From Sound to Features
Viewers will understand why MFCCs convert speech into numbers and the audio basics needed to follow the pipeline.
How MFCCs Hear Speech turns speech into a compact set of numbers by mimicking the ear’s rough frequency sensitivity. By the end, you'll know: why speech becomes numbers, how the ear shapes sound, and what each MFCC step does. Start with one simple goal: you want speech to become numbers a computer can compare. MFCCs do that by keeping the parts of sound that help tell words apart, while dropping a lot of raw detail. So if two people say the same word in slightly different ways, what should happen? The numbers should still stay close.

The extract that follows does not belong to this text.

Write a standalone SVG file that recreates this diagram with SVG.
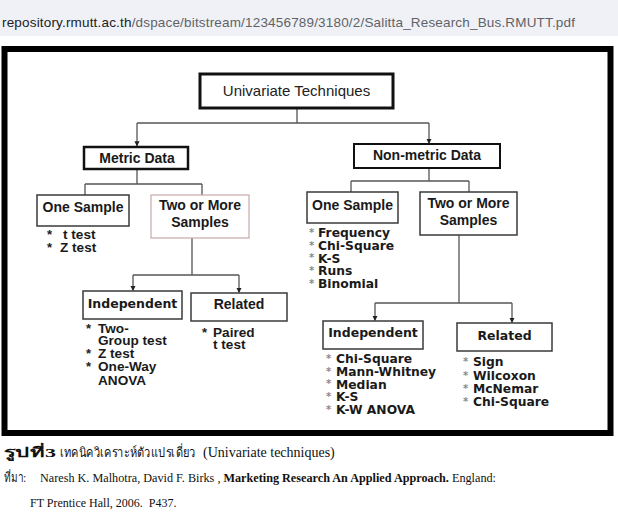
<svg xmlns="http://www.w3.org/2000/svg" width="618" height="514" viewBox="0 0 618 514">
<style>
.bx{fill:#fff;stroke:#3a3a3a;stroke-width:1.5}
.tl{font-family:"Liberation Sans",Arial,sans-serif;font-weight:bold;font-size:14px;fill:#1a1a1a;text-anchor:middle}
.tv{font-family:"DejaVu Sans",Verdana,sans-serif;font-weight:bold;font-size:12.5px;fill:#1a1a1a;text-anchor:middle}
.il{font-family:"Liberation Sans",Arial,sans-serif;font-weight:bold;font-size:13.6px;fill:#1a1a1a}
.ir{font-family:"DejaVu Sans",Verdana,sans-serif;font-weight:bold;font-size:12.3px;fill:#1a1a1a}
.al{font-family:"Liberation Sans",Arial,sans-serif;font-weight:bold;font-size:13px;fill:#222}
.ar{font-family:"DejaVu Sans",Verdana,sans-serif;font-weight:bold;font-size:10px;fill:#8a8a8a}
.cn{fill:none;stroke:#555;stroke-width:1.3}
.cap{font-family:"Liberation Serif","Times New Roman",serif;fill:#111}
</style>
<defs>
<marker id="ah" viewBox="0 0 6 6" refX="5.5" refY="3" markerWidth="4" markerHeight="4" orient="auto">
<path d="M0,0 L6,3 L0,6 z" fill="#222"/>
</marker>
</defs>
<rect x="0" y="0" width="618" height="514" fill="#fff"/>
<g id="urlbar">
<rect x="0" y="0" width="618" height="36" fill="#eff1f6"/>
<text x="2" y="26.5" font-family="'Liberation Sans',Arial,sans-serif" font-size="13.5" textLength="573" lengthAdjust="spacing"><tspan fill="#202124">repository.rmutt.ac.th</tspan><tspan fill="#5f6368">/dspace/bitstream/123456789/3180/2/Salitta_Research_Bus.RMUTT.pdf</tspan></text>
</g>
<rect x="4.5" y="49" width="606" height="384" fill="#fff" stroke="#000" stroke-width="6"/>
<g id="connectors">
<path class="cn" d="M297,108 V123 M137,123 H429"/>
<path class="cn" d="M137,123 V146" marker-end="url(#ah)"/>
<path class="cn" d="M429,123 V143.5" marker-end="url(#ah)"/>
<path class="cn" d="M137,169 V184 M85,184 H202 M85,184 V195 M202,184 V195"/>
<path class="cn" d="M192,238 V275 M133,275 H239"/>
<path class="cn" d="M133,275 V290.5" marker-end="url(#ah)"/>
<path class="cn" d="M239,275 V292.5" marker-end="url(#ah)"/>
<path class="cn" d="M429,168 V181 M351,181 H469 M351,181 V192 M469,181 V192"/>
<path class="cn" d="M459,235 V303 M375,303 H512"/>
<path class="cn" d="M375,303 V320.5" marker-end="url(#ah)"/>
<path class="cn" d="M512,303 V322.5" marker-end="url(#ah)"/>
</g>
<g id="univariate">
<rect x="200" y="74" width="193" height="34" fill="#fff" stroke="#111" stroke-width="3"/>
<text x="296.5" y="95.5" font-family="'Liberation Sans',Arial,sans-serif" font-size="15" fill="#222" text-anchor="middle">Univariate Techniques</text>
</g>
<g id="metric">
<rect x="84" y="147" width="104" height="22" fill="#fff" stroke="#111" stroke-width="2.5"/>
<text class="tl" x="137" y="162.5">Metric Data</text>
</g>
<g id="nonmetric">
<rect x="354" y="144" width="146" height="24" fill="#fff" stroke="#111" stroke-width="2"/>
<text class="tl" x="427" y="159.5" font-size="14.5">Non-metric Data</text>
</g>
<g id="metric-one">
<rect class="bx" x="37" y="195" width="92" height="31"/>
<text class="tl" x="83" y="212">One Sample</text>
<text class="al" x="47" y="239">*</text>
<text class="il" x="63" y="239">t test</text>
<text class="al" x="47" y="252">*</text>
<text class="il" x="60" y="252">Z test</text>
</g>
<g id="metric-two">
<rect x="151" y="195" width="98" height="43" fill="#fff" stroke="#c9aaaa" stroke-width="1.2"/>
<text class="tl" x="200" y="210">Two or More</text>
<text class="tl" x="200" y="226.5">Samples</text>
</g>
<g id="metric-indep">
<rect class="bx" x="83" y="291" width="99" height="28"/>
<text class="tv" x="132.5" y="307.5">Independent</text>
<text class="al" x="86" y="333">*</text>
<text class="il" x="98" y="333">Two-</text>
<text class="il" x="98" y="345">Group test</text>
<text class="al" x="86" y="358">*</text>
<text class="il" x="98" y="358">Z test</text>
<text class="al" x="86" y="371">*</text>
<text class="il" x="98" y="371">One-Way</text>
<text class="il" x="98" y="384.5">ANOVA</text>
</g>
<g id="metric-related">
<rect class="bx" x="191" y="293" width="96" height="28"/>
<text class="tl" x="239" y="309">Related</text>
<text class="al" x="202" y="337">*</text>
<text class="il" x="213" y="337">Paired</text>
<text class="il" x="213" y="349">t test</text>
</g>
<g id="nonmetric-one">
<rect class="bx" x="307" y="192" width="91" height="31"/>
<text class="tl" x="352.5" y="210">One Sample</text>
<text class="ar" x="309" y="235.5">*</text><text class="ir" x="318" y="237">Frequency</text>
<text class="ar" x="309" y="248.5">*</text><text class="ir" x="318" y="250">Chi-Square</text>
<text class="ar" x="309" y="261">*</text><text class="ir" x="318" y="262.5">K-S</text>
<text class="ar" x="309" y="273.5">*</text><text class="ir" x="318" y="275">Runs</text>
<text class="ar" x="309" y="286.5">*</text><text class="ir" x="318" y="288">Binomial</text>
</g>
<g id="nonmetric-two">
<rect class="bx" x="420" y="192" width="97" height="43"/>
<text class="tl" x="468.5" y="208">Two or More</text>
<text class="tl" x="468.5" y="225">Samples</text>
</g>
<g id="nonmetric-indep">
<rect class="bx" x="323" y="321" width="100" height="28"/>
<text class="tv" x="373" y="337">Independent</text>
<text class="ar" x="326" y="361.5">*</text><text class="ir" x="336" y="363">Chi-Square</text>
<text class="ar" x="326" y="374.5">*</text><text class="ir" x="336" y="376">Mann-Whitney</text>
<text class="ar" x="326" y="387">*</text><text class="ir" x="336" y="388.5">Median</text>
<text class="ar" x="326" y="399.5">*</text><text class="ir" x="336" y="401">K-S</text>
<text class="ar" x="326" y="412.5">*</text><text class="ir" x="336" y="414">K-W ANOVA</text>
</g>
<g id="nonmetric-related">
<rect class="bx" x="457" y="323" width="95" height="28"/>
<text class="tv" x="504.5" y="340">Related</text>
<text class="ar" x="463" y="364.5">*</text><text class="ir" x="473" y="366">Sign</text>
<text class="ar" x="463" y="378.5">*</text><text class="ir" x="473" y="380">Wilcoxon</text>
<text class="ar" x="463" y="391.5">*</text><text class="ir" x="473" y="393">McNemar</text>
<text class="ar" x="463" y="404.5">*</text><text class="ir" x="473" y="406">Chi-Square</text>
</g>
<g id="caption">
<text class="cap" x="4" y="457" font-size="13.5" font-weight="bold" textLength="52" lengthAdjust="spacingAndGlyphs">รูปที่3</text>
<text class="cap" x="60" y="457" font-size="13.5" textLength="136" lengthAdjust="spacingAndGlyphs">เทคนิควิเคราะห์ตัวแปรเดี่ยว</text>
<text class="cap" x="203" y="457" font-size="14">(Univariate techniques)</text>
<text class="cap" x="4" y="482" font-size="13" textLength="22" lengthAdjust="spacingAndGlyphs">ที่มา:</text>
<text class="cap" x="40" y="482" font-size="12.2">Naresh K. Malhotra, David F. Birks , <tspan font-weight="bold">Marketing Research An Applied Approach.</tspan> England:</text>
<text class="cap" x="30" y="507" font-size="12" xml:space="preserve">FT Prentice Hall, 2006.  P437.</text>
</g>
</svg>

That is the point of this kind of feature: it turns changing sound into a compact pattern the system can use. Before the pipeline makes sense, we need the small audio pieces it works with. A sample is one measurement of sound at one moment, and a sample rate is how many of those measurements you take each second. Those samples form a waveform, which is just the changing line of sound over time. If the line rises and falls quickly, that usually means more high-frequency content; if it moves slowly, the sound leans lower. Frequency is the idea of how fast a sound repeats, and amplitude is how strong it is. Now think one step further. If you look at a whole slice of speech, you can ask what frequencies are inside it. That is the frequency spectrum. A Fourier transform is the tool that helps separate a waveform into those frequency parts, and the Mel scale later reshapes them so the computer pays attention in a more human way.